Report how many lines contain the word "that", with no other text.

**Entries with chart source code**:
══════════

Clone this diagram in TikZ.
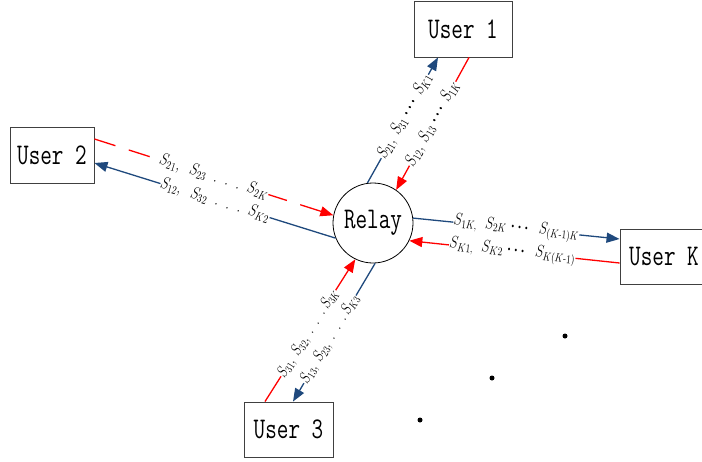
\RequirePackage{fix-cm}
\documentclass[tikz,border=0pt]{standalone}
\usepackage{amsmath}
\usepackage{graphicx}
\usetikzlibrary{arrows.meta}

\definecolor{linkblue}{RGB}{31,73,125}
\definecolor{linkred}{RGB}{255,0,0}

% condensed typewriter text for the boxes and the relay
\newcommand\usertext[1]{\scalebox{0.75}[1]{\fontsize{30}{30}\selectfont\ttfamily #1}}
% condensed math labels along the links (optional font size)
\newcommand\linklabel[2][17]{\scalebox{0.78}[1]{\fontsize{#1}{#1}\selectfont$#2$}}
\newcommand\bdots{\boldsymbol{\cdots}}
\newcommand\sdots{.\ \ .\ \ .}

\tikzset{
  userbox/.style={draw=black!75, line width=0.9pt, inner sep=0pt,
    minimum height=56pt},
  relaynode/.style={draw, circle, line width=0.8pt, minimum size=80pt,
    inner sep=0pt},
  tipped/.style={-{Triangle[length=13pt,width=10pt]}},
  bluelink/.style={tipped, draw=linkblue, line width=1.3pt},
  redlink/.style={tipped, draw=linkred, line width=1.3pt},
  lab/.style={sloped, fill=white, inner sep=0.3pt, text=black},
  ellipsisdot/.style={circle, fill=black, inner sep=0pt, minimum size=5pt},
}

\begin{document}
\begin{tikzpicture}[x=1pt, y=-1pt]
\useasboundingbox (0,0) rectangle (702,461);

% users and relay
\node[userbox, minimum width=98pt] (u1) at (463,29) {\usertext{User 1}};
\node[userbox, minimum width=84pt] (u2) at (52,155) {\usertext{User 2}};
\node[userbox, minimum width=89pt, minimum height=55pt] (u3) at (288.5,429.5) {\usertext{User 3}};
\node[userbox, minimum width=88pt, minimum height=55pt] (uk) at (664,256.5) {\usertext{User K}};
\node[relaynode] (relay) at (373,223) {\usertext{Relay}};

% user 1
\draw[bluelink] (relay.98.5) -- node[lab, pos=0.53]
  {\linklabel{S_{21},\ S_{31}\ \bdots\ S_{K1}}} ([xshift=-25pt]u1.south);
\draw[redlink] ([xshift=6pt]u1.south) -- node[lab, pos=0.5]
  {\linklabel{S_{12},\ S_{13}\ \bdots\ S_{1K}}} (relay.55.6);

% user 2
\draw[redlink, dash pattern=on 22pt off 14pt] ([yshift=16pt]u2.east) -- node[lab, pos=0.5]
  {\linklabel{S_{21},\ \ S_{23}\ \ \sdots\ \ S_{2K}}} (relay.169.6);
\draw[bluelink] (relay.202.6) -- node[lab, pos=0.5]
  {\linklabel{S_{12},\ \ S_{32}\ \ \sdots\ \ S_{K2}}} ([yshift=-8pt]u2.east);

% user K
\draw[bluelink] (relay.7) -- node[lab, pos=0.5]
  {\linklabel{S_{1K,}\ \ S_{2K}\ \bdots\ \ S_{(K\text{-}1)K}}} ([yshift=17.5pt]uk.west);
\draw[redlink] ([yshift=-6.5pt]uk.west) -- node[lab, pos=0.51]
  {\linklabel{S_{K1,}\ \ S_{K2}\ \bdots\ \ S_{K(K\text{-}1)}}} (relay.-26);

% user 3 (the two links run close together, so slightly smaller labels)
\draw[redlink] ([xshift=-23.5pt]u3.north) -- node[lab, pos=0.48]
  {\linklabel[16]{S_{31},\ S_{32},\ \sdots\ S_{3K}}} (relay.244);
\draw[bluelink] (relay.273) -- node[lab, pos=0.55]
  {\linklabel[16]{S_{13},\ S_{23},\ \sdots\ S_{K3}}} ([xshift=4.5pt]u3.north);

% further users
\node[ellipsisdot] (d1) at (565,336) {};
\node[ellipsisdot] (d2) at (492,378) {};
\node[ellipsisdot] (d3) at (420,420) {};
\end{tikzpicture}
\end{document}
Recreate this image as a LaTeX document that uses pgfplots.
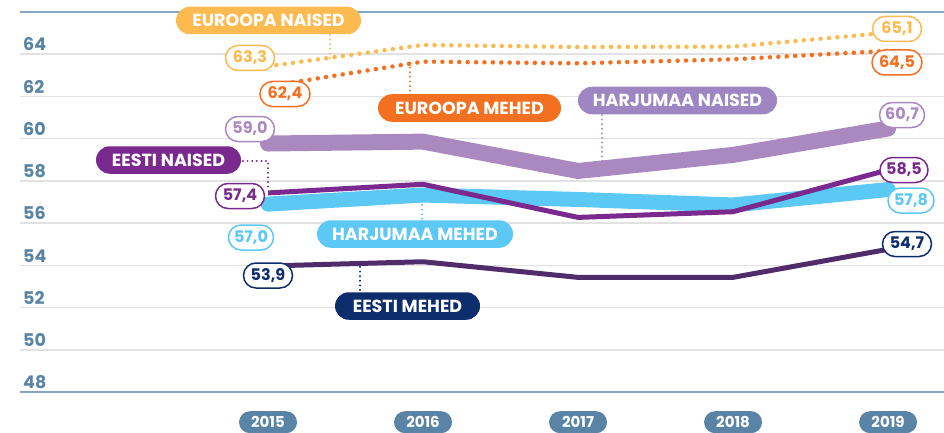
\documentclass[border=0pt]{standalone}
\usepackage{fontspec}
\setmainfont{Poppins}
\usepackage{pgfplots}
\pgfplotsset{compat=1.18}
\usetikzlibrary{shapes.misc}
\definecolor{axblue}{HTML}{5A84A6}
\definecolor{topline}{HTML}{86A6C0}
\definecolor{gridc}{HTML}{E2E2E2}
\definecolor{eurN}{HTML}{FDBA4F}
\definecolor{eurM}{HTML}{F37021}
\definecolor{harN}{HTML}{AA88C0}
\definecolor{harNpill}{HTML}{9D86C2}
\definecolor{harM}{HTML}{5CC8F4}
\definecolor{estN}{HTML}{7A2A8E}
\definecolor{estMline}{HTML}{512C6B}
\definecolor{estM}{HTML}{0D2D6C}
\tikzset{
 vlab/.style={draw=#1, text=#1, fill=white, line width=1.5pt, rounded rectangle, minimum height=25pt, inner xsep=3pt, inner ysep=0pt, font=\fontsize{16}{16}\selectfont\bfseries},
 npill/.style={fill=#1, text=white, rounded rectangle, minimum height=27.5pt, inner sep=0pt, font=\fontsize{17.5}{17.5}\selectfont\bfseries},
 lead/.style={draw=#1, line width=2.2pt, dash pattern=on 0pt off 4.6pt, line cap=round},
 dotl/.style={draw=#1, line width=4.5pt, dash pattern=on 0pt off 8.4pt, line cap=round, line join=round},
}
\begin{document}
\begin{tikzpicture}
\begin{axis}[
 at={(20pt,40pt)}, anchor=south west,
 scale only axis, width=924pt, height=380pt,
 xmin=2013.4, xmax=2019.361,
 ymin=48, ymax=66,
 axis line style={draw=none},
 major tick length=0pt,
 xtick={2015,2016,2017,2018,2019},
 xticklabel style={rounded rectangle, fill=axblue, text=white, minimum width=58pt, minimum height=22pt, inner sep=0pt, anchor=north, yshift=-19pt, font=\fontsize{15}{15}\selectfont\bfseries},
 ytick={50,52,54,56,58,60,62,64},
 ymajorgrids, grid style={gridc, line width=1.5pt},
 extra y ticks={48,66}, extra y tick labels={48,{}},
 extra y tick style={grid style={topline, line width=1.8pt}},
 yticklabel style={anchor=south west, text=axblue, font=\fontsize{17.5}{17.5}\selectfont\bfseries, inner sep=3pt},
 /pgf/number format/assume math mode=true,
 /pgf/number format/1000 sep={},
 clip=false,
]
% Harjumaa naised
\addplot[harN, line width=16pt, line cap=round, line join=round] coordinates {(2015,59.77) (2016,59.86) (2017,58.47) (2018,59.23) (2019,60.48)};
% Harjumaa mehed
\addplot[harM, line width=15pt, line cap=round, line join=round] coordinates {(2015,56.90) (2016,57.33) (2017,57.12) (2018,56.86) (2019,57.59)};
% Eesti naised
\addplot[estN, line width=5pt, line join=round] coordinates {(2015,57.43) (2016,57.84) (2017,56.27) (2018,56.54) (2019,58.52)};
% Eesti mehed
\addplot[estMline, line width=5pt, line join=round] coordinates {(2015,53.97) (2016,54.17) (2017,53.43) (2018,53.43) (2019,54.76)};
% Euroopa naised
\addplot[dotl=eurN] coordinates {(2015,63.43) (2016,64.44) (2017,64.34) (2018,64.36) (2019,65.02)};
% Euroopa mehed
\addplot[dotl=eurM] coordinates {(2015,62.48) (2016,63.65) (2017,63.57) (2018,63.76) (2019,64.16)};
\end{axis}
% leader lines
\draw[lead=eurN] (330pt,397pt) -- (330pt,374pt);
\draw[lead=eurM] (410pt,369pt) -- (410pt,339pt);
\draw[lead=harN] (602pt,317pt) -- (602pt,264pt);
\draw[lead=estN] (243pt,271pt) -- (268pt,271pt) -- (268pt,241pt);
\draw[lead=harM] (422pt,227pt) -- (422pt,213pt);
\draw[lead=estM] (360pt,165pt) -- (360pt,141pt);
% name pills
\node[npill=eurN, minimum width=185pt] at (268.5pt,411.5pt) {EUROOPA NAISED};
\node[npill=eurM, minimum width=183pt] at (469.5pt,324pt) {EUROOPA MEHED};
\node[npill=harNpill, minimum width=199pt] at (677.5pt,331.5pt) {HARJUMAA NAISED};
\node[npill=estN, minimum width=145pt] at (168.5pt,272pt) {EESTI NAISED};
\node[npill=harM, minimum width=196pt] at (415pt,198pt) {HARJUMAA MEHED};
\node[npill=estM, minimum width=145pt] at (407.5pt,126pt) {EESTI MEHED};
% value labels
\node[vlab=eurN, minimum width=55pt] at (250pt,374pt) {63,3};
\node[vlab=eurM, minimum width=56pt] at (285pt,338pt) {62,4};
\node[vlab=harN, minimum width=55pt] at (250pt,303pt) {59,0};
\node[vlab=estN, minimum width=55pt] at (240pt,236pt) {57,4};
\node[vlab=harM, minimum width=51pt] at (251pt,194.5pt) {57,0};
\node[vlab=estM, minimum width=55pt] at (268pt,156.5pt) {53,9};
\node[vlab=eurN, minimum width=55pt] at (897pt,403pt) {65,1};
\node[vlab=eurM, minimum width=56pt] at (897pt,369.5pt) {64,5};
\node[vlab=harN, minimum width=51pt] at (902pt,317pt) {60,7};
\node[vlab=estN, minimum width=54pt] at (904pt,262pt) {58,5};
\node[vlab=harM, minimum width=52pt] at (911pt,231.5pt) {57,8};
\node[vlab=estM, minimum width=55pt] at (907pt,188pt) {54,7};
\pgfresetboundingbox
\path[use as bounding box] (0pt,0pt) rectangle (944pt,432pt);
\end{tikzpicture}
\end{document}
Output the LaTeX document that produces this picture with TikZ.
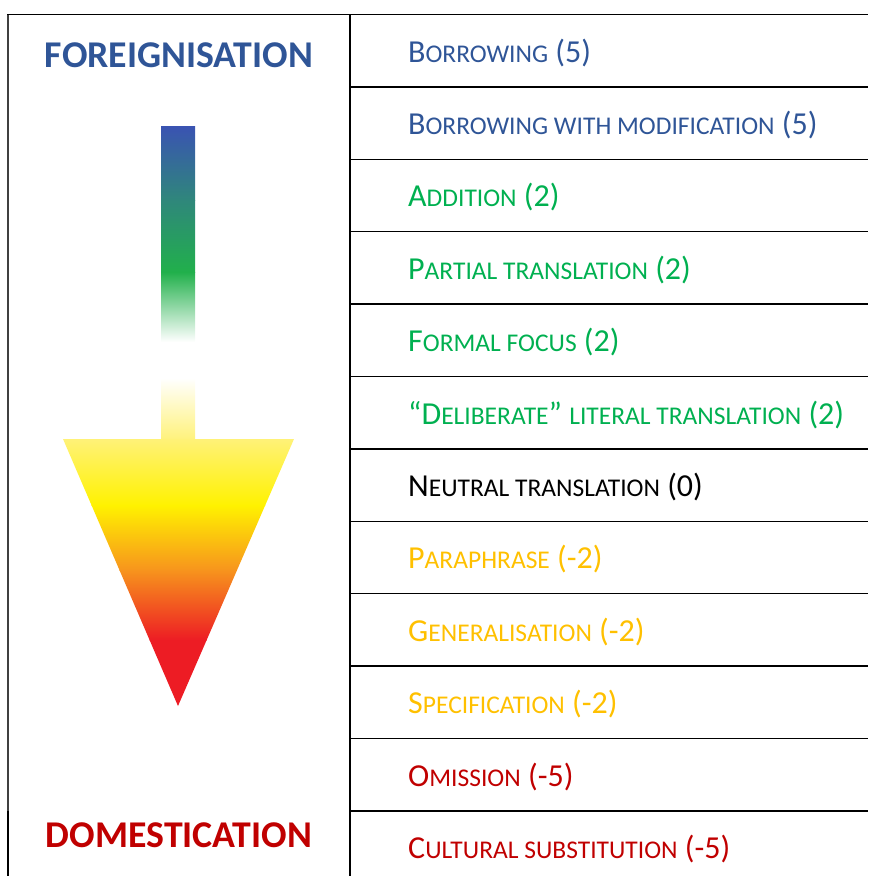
\documentclass[tikz,border=0pt]{standalone}
\usepackage{fontspec}
\setmainfont{Carlito}
\definecolor{cblue}{HTML}{2F5597}
\definecolor{cgreen}{HTML}{00B050}
\definecolor{corange}{HTML}{FFC000}
\definecolor{cred}{HTML}{C00000}
\definecolor{sblue}{HTML}{3A53B2}
\definecolor{steal}{HTML}{2F877B}
\definecolor{sgreen}{HTML}{21B04B}
\definecolor{spale}{HTML}{FFF27A}
\definecolor{syel}{HTML}{FFF200}
\definecolor{sorange}{HTML}{F7941D}
\definecolor{sred}{HTML}{ED1C24}
\newcommand{\smc}[1]{{\fontsize{25.5}{25.5}\selectfont #1}}
\begin{document}
\begin{tikzpicture}[x=1pt,y=-1pt,
  item/.style={anchor=base west, inner sep=0pt, font=\fontsize{32}{32}\selectfont},
  pole/.style={anchor=base, inner sep=0pt, font=\fontsize{37.8}{37.8}\selectfont\bfseries},
  rule/.style={line width=1.4pt, draw=black}]
\useasboundingbox (0,0) rectangle (868,876);
% table
\draw[line width=1.2pt, draw=black!75] (8,14.5) -- (8,812);
\draw[line width=1.8pt] (8,811) -- (8,876);
\draw[rule] (7.3,14.5) -- (868,14.5);
\draw[line width=1.1pt] (350,14.5) -- (350,876);
\foreach \k in {1,...,11} {
  \draw[rule] (350,14.5+72.4*\k) -- (868,14.5+72.4*\k);
}
% poles
\node[pole, text=cblue] (fore) at (179,67) {FOREIGNISATION};
\node[pole, text=cred] (dome) at (179,847) {DOMESTICATION};
% arrow shaft
\shade[top color=sblue, bottom color=steal] (161,126) rectangle (195,200.5);
\shade[top color=steal, bottom color=sgreen] (161,200) rectangle (195,272.5);
\shade[top color=sgreen, bottom color=white] (161,272) rectangle (195,342);
\shade[top color=white, bottom color=spale] (161,378) rectangle (195,440);
% arrow head
\begin{scope}
\clip (63,439) -- (294,439) -- (178,706) -- cycle;
\shade[top color=spale, bottom color=syel] (60,438) rectangle (300,505.5);
\shade[top color=syel, bottom color=sorange] (60,505) rectangle (300,570.5);
\shade[top color=sorange, bottom color=sred] (60,570) rectangle (300,640.5);
\fill[sred] (60,640) rectangle (300,710);
\end{scope}
% items
\node[item, text=cblue] (r0) at (408,62) {B\smc{ORROWING} (5)};
\node[item, text=cblue] (r1) at (408,134.4) {B\smc{ORROWING WITH MODIFICATION} (5)};
\node[item, text=cgreen] (r2) at (408,206.8) {A\smc{DDITION} (2)};
\node[item, text=cgreen] (r3) at (408,279.2) {P\smc{ARTIAL TRANSLATION} (2)};
\node[item, text=cgreen] (r4) at (408,351.6) {F\smc{ORMAL FOCUS} (2)};
\node[item, text=cgreen] (r5) at (408,424) {“D\smc{ELIBERATE}” \smc{LITERAL TRANSLATION} (2)};
\node[item, text=black] (r6) at (408,496.4) {N\smc{EUTRAL TRANSLATION} (0)};
\node[item, text=corange] (r7) at (408,568.8) {P\smc{ARAPHRASE} (-2)};
\node[item, text=corange] (r8) at (408,641.2) {G\smc{ENERALISATION} (-2)};
\node[item, text=corange] (r9) at (408,713.6) {S\smc{PECIFICATION} (-2)};
\node[item, text=cred] (r10) at (408,786) {O\smc{MISSION} (-5)};
\node[item, text=cred] (r11) at (408,858.4) {C\smc{ULTURAL SUBSTITUTION} (-5)};
\end{tikzpicture}
\end{document}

══════════

**Correct result**: 2